Glauben Sie wirklich an die "große Liebe"? Sehen Sie nicht eher einen Deal "Schönheit gegen Staatsbürgerschaft"? Ich fürchte, der junge Mann nutzt die alte Frau aus.
Lundimercredi,
Die Macros kommen beide aus Frankreich, aber er war 18 und sie 42 und sie war seine Lehrerin. Dazu war sie verheiratet und Mutter von drei Kindern. Meiner Meinung nach haben die Macros mit grossen Hürden und Hindernissen zu kämpfen gehabt, und gesellschaftliche Vorurteile ertragen müssen, um letztendlich ihre Liebe leben zu können. Die Hürden und Hindernisse, die WIR hatten, wurden überhaupt nicht erwähnt und die hatten nichts mit unserer Herkunft zu tun. Und jedes Paar streitet mal um Hilfe im Haushalt oder wenn der Mann zulange am PC daddelt. Und was glauben Sie wie uns diese bösartigen Kommentare verletzen. Und dass man für diesen Bericht die schlimmsten Fotos gewählt hat, die es gab. Die Autorin fand unsere Geschichte damals vor 2 Jahren wunderbar und romantisch dass sie über uns schreiben wollte. Dass unser Vertrauen so missbraucht wurde, hätten wir nie erwartet.
An Aotearoa11
Da Sie nichts über die nicht mit der Herkunft zu tun habenden Hürden und Hindernisse schreiben, nehme ich mal an, es ist der eklatante Altersunterschied. Der wäre für jedes Paar in Deutschland problematisch, denn die Kombination sehr viel ältere Frau – sehr junger Mann ist nun einmal immer noch mit gesellschaftlichen Vorbehalten behaftet.
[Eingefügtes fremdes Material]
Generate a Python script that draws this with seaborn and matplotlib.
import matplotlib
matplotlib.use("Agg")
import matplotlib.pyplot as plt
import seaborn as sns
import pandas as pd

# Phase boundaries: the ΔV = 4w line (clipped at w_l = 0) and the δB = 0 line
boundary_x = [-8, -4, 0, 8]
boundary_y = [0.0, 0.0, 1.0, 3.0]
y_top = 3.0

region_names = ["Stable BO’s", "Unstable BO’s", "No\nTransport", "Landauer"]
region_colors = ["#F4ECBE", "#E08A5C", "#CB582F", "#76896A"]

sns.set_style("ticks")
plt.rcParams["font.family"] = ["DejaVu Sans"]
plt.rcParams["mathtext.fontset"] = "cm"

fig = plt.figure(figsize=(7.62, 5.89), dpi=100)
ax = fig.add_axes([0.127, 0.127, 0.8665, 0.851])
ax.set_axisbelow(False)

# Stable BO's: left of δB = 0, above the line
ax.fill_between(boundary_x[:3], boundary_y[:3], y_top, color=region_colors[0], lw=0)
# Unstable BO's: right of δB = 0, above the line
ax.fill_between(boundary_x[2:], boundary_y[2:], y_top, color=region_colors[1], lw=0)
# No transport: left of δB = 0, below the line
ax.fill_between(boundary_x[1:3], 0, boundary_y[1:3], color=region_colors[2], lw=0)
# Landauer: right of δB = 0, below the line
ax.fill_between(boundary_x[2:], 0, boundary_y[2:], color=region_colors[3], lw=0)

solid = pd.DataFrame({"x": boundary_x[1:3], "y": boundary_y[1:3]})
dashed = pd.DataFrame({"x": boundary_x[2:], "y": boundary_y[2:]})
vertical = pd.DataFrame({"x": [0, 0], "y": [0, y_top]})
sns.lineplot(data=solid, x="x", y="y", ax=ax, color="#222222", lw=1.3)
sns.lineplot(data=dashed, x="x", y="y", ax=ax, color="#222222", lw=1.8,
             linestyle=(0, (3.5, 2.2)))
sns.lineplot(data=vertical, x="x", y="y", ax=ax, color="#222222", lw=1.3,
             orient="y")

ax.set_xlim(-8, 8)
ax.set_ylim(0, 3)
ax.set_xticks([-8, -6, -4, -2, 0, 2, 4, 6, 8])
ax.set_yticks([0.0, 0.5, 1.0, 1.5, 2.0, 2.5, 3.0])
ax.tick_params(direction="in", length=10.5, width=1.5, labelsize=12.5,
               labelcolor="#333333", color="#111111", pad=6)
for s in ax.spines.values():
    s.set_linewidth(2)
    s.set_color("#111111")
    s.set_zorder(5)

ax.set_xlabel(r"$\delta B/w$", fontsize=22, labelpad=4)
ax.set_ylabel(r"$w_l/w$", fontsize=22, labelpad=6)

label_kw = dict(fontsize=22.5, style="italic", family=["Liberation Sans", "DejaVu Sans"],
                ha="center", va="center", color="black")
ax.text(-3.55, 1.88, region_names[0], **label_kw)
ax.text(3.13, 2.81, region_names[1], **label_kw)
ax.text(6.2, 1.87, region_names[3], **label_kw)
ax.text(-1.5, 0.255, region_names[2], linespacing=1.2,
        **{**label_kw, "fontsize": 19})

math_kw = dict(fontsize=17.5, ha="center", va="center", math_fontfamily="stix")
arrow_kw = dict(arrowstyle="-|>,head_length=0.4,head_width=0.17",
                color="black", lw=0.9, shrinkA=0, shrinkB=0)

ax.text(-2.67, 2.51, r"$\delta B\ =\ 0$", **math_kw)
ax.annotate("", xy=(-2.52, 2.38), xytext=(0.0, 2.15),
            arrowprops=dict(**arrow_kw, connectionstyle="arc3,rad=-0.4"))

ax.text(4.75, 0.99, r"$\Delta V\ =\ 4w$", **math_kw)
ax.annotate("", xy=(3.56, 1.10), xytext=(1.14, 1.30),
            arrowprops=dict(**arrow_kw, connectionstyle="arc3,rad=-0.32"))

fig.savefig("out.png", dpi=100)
Das ist so, da muss ein Paar durch, und das weiß frau auch. Diese Konstellation ist so häufig nicht in Deutschland, wäre also nicht unbedingt Anlass zu einem Artikel. Denn es stimmt natürlich „jedes Paar streitet mal um Hilfe im Haushalt oder wenn der Mann zulange am PC daddelt.“
Ich (Frau) gehe davon aus, dass der Abschnitt „Kennenlernen“ in diesem Artikel hier der Wahrheit entspricht, Sie also Ihren jetzigen Mann über eine Dating-App kennenlernten. Spontan kam mir da ein Artikel auf zeit.de vom 24.4.2014 mit dem Titel „Du bist wunderschön“ in den Sinn.
Was hätten Sie über sich und Ihren Mann lesen wollen? Was hätte nicht geschrieben werden sollen – dass ihr erster Mann Malaysier und Ihr zweiter Mann Indonesier war? Ja, mir kam der Gedanke daran, dass diese Trennungen auch etwas mit der Herkunft aus sehr unterschiedlichen Kulturen zu tun haben könnten. Auch wenn Untreue, wegen der Sie sich von Ihrem dritten Mann trennten, in allen Kulturen vorkommt.
Dieser Artikel beschreibt die primär Schwierigkeiten einer Ehe zwischen älterer Frau und jungem Mann, als Love-Story kann Autorin sie wohl nur bedingt sehen. Ich ebenso.